Valle also aided greatly in the Battle of Fort San Carlos because he gave the defenders of both forts a major tactical advantage by supplying them with genuine lead (instead of pebbles or stones) from his mines for musket balls and cannon balls. As a result of his contributions, Francois Valle was called the "Defender of St. Louis".
On May 15, Leyba was visited by John Montgomery, the American commander at Cahokia, who proposed a joint Spanish and American force to counter Hesse's expedition, an idea that never reached fruition. On May 23, Leyba's scouts reported that Hesse's force had landed their canoes only 14 miles (23 km) away and were coming overland.
On May 25, Hesse sent out scouting parties to determine the situation at St. Louis. These parties were unable to get close to the village due to the presence of workers (including women and children) in the fields outside the village. The next day, Hesse sent Jean-Marie Ducharme and 300 Indians across the river to attack Cahokia, while the remainder arrived around 1:00 pm near St. Louis. A warning shot was fired from the tower when they came into view. The Sioux and Winnebagoes led the way, followed by the Sac, Fox and fur traders, including Hesse, in the rear. Leyba directed the defense from the tower and opened fire on the approaching enemy from the trenches and tower when they came in range. On the first volley, most of the Sac and Fox fell back, apparently unwilling to fight, leaving many of the other participants suspicious of their motives in joining the expedition and complaining of their "treachery."

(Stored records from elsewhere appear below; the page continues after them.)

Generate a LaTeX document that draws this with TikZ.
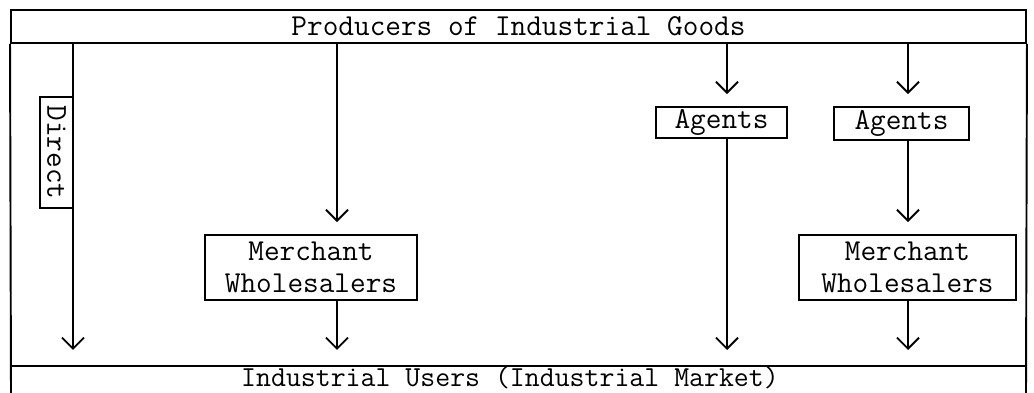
\documentclass[tikz,border=0pt]{standalone}
\usepackage{tikz}
\usetikzlibrary{arrows.meta}

\begin{document}
\begin{tikzpicture}[x=0.2mm,y=0.2mm,
    txt/.style={font=\ttfamily\fontsize{17.3}{18.1}\selectfont},
    band/.style={txt,draw,line width=1.1pt,inner sep=0pt,minimum width=203mm,minimum height=6.6mm},
    box/.style={txt,draw,line width=1.1pt,inner sep=0pt,align=center},
    arr/.style={-{Straight Barb[length=2.2mm,width=4.4mm]},line width=1.1pt}]
    \useasboundingbox (0,0) rectangle (1034,393);
    % top and bottom bands
    \node[band] (prod) at (518.5,366.5) {Producers of Industrial Goods};
    \coordinate (ubl) at (11,27);
    \coordinate (ubr) at (1026,27);
    \draw[line width=1.1pt] (prod.south west) -- (11,0);
    \draw[line width=1.1pt] (prod.south east) -- (1026,0);
    \draw[line width=1.1pt] (ubl) -- (ubr);
    \node[font=\ttfamily\fontsize{16.5}{18}\selectfont,anchor=base,inner sep=0pt] (users) at (510,6) {Industrial Users (Industrial Market)};
    % channels
    \node[box,rotate=-90,minimum width=22.2mm,minimum height=6.6mm] (direct) at (56.5,240.5) {Direct};
    \node[box,minimum width=42.4mm,minimum height=13mm] (merch1) at (311,125.5) {Merchant\\Wholesalers};
    \node[box,minimum width=26.2mm,minimum height=6.2mm] (agents1) at (721.5,270.5) {Agents};
    \node[box,minimum width=27mm,minimum height=6.6mm] (agents2) at (901.5,269.5) {Agents};
    \node[box,minimum width=43.4mm,minimum height=13mm] (merch2) at (907.5,125.5) {Merchant\\Wholesalers};
    \coordinate (xd) at (73,0);
    \coordinate (xm1) at (337,0);
    \coordinate (xa1) at (727,0);
    \coordinate (xa2) at (908,0);
    % flows
    \draw[arr,shorten >=3.2mm] (prod.south -| xd) -- (ubl -| xd);
    \draw[arr,shorten >=2.4mm] (prod.south -| xm1) -- (merch1.north -| xm1);
    \draw[arr,shorten >=3.2mm] (merch1.south -| xm1) -- (ubl -| xm1);
    \draw[arr,shorten >=2.4mm] (prod.south -| xa1) -- (agents1.north -| xa1);
    \draw[arr,shorten >=3.2mm] (agents1.south -| xa1) -- (ubl -| xa1);
    \draw[arr,shorten >=2.4mm] (prod.south -| xa2) -- (agents2.north -| xa2);
    \draw[arr,shorten >=2.4mm] (agents2.south -| xa2) -- (merch2.north -| xa2);
    \draw[arr,shorten >=3.2mm] (merch2.south -| xa2) -- (ubl -| xa2);
\end{tikzpicture}
\end{document}
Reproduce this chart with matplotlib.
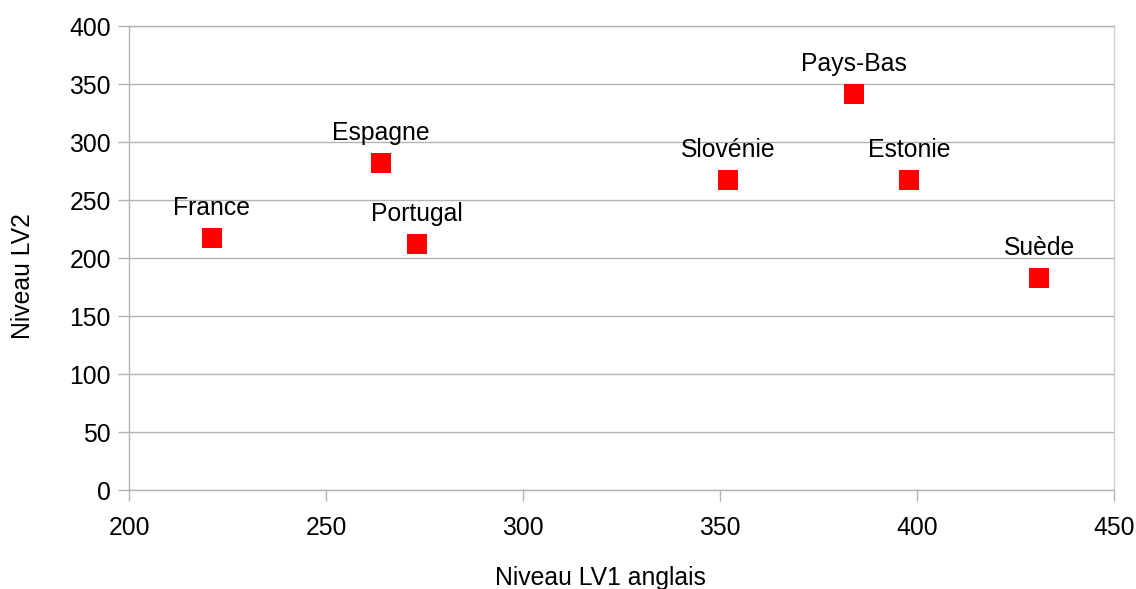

Wapasha and the Sioux persisted for several hours in attempts to draw the Spanish defenders out. They went as far as brutally killing some captives they had taken in the fields. Although this angered some of the townspeople, Lebya refused to grant permission to the militia to make a sortie. The attackers eventually withdrew and headed north, destroying crops, livestock, and buildings as they went.
On the other side of the river, Ducharme's attack on Cahokia was easily repulsed. George Rogers Clark made a timely arrival to lead Cahokia's defense. Clark's reputation as a frontier fighter made the Indian force reluctant to pursue the attack.
The village of 700 inhabitants lost between 50 and 100 people who were either killed, wounded or captured. Virtually all casualties were civilians. A year later, the Spaniards from St. Louis raided Fort St. Joseph and brought the captured British flag back to St. Louis.
Leyba died the following month. He was the subject of local criticism because he never formally recognized the efforts made by the citizenry in the town's defense. King Charles did not know he had died and promoted him to lieutenant colonel because of his valor in action.
The site where Fort San Carlos stood is at the corner of Fourth and Walnut Street in St. Louis. A local organization, the Commemoration Committee for the Battle of Fort San Carlos, annually commemorates the event by reading out the names of the 21 people who lost their lives during the battle. The battle is also remembered in a mural and diorama located in the Missouri State Capitol (pictured).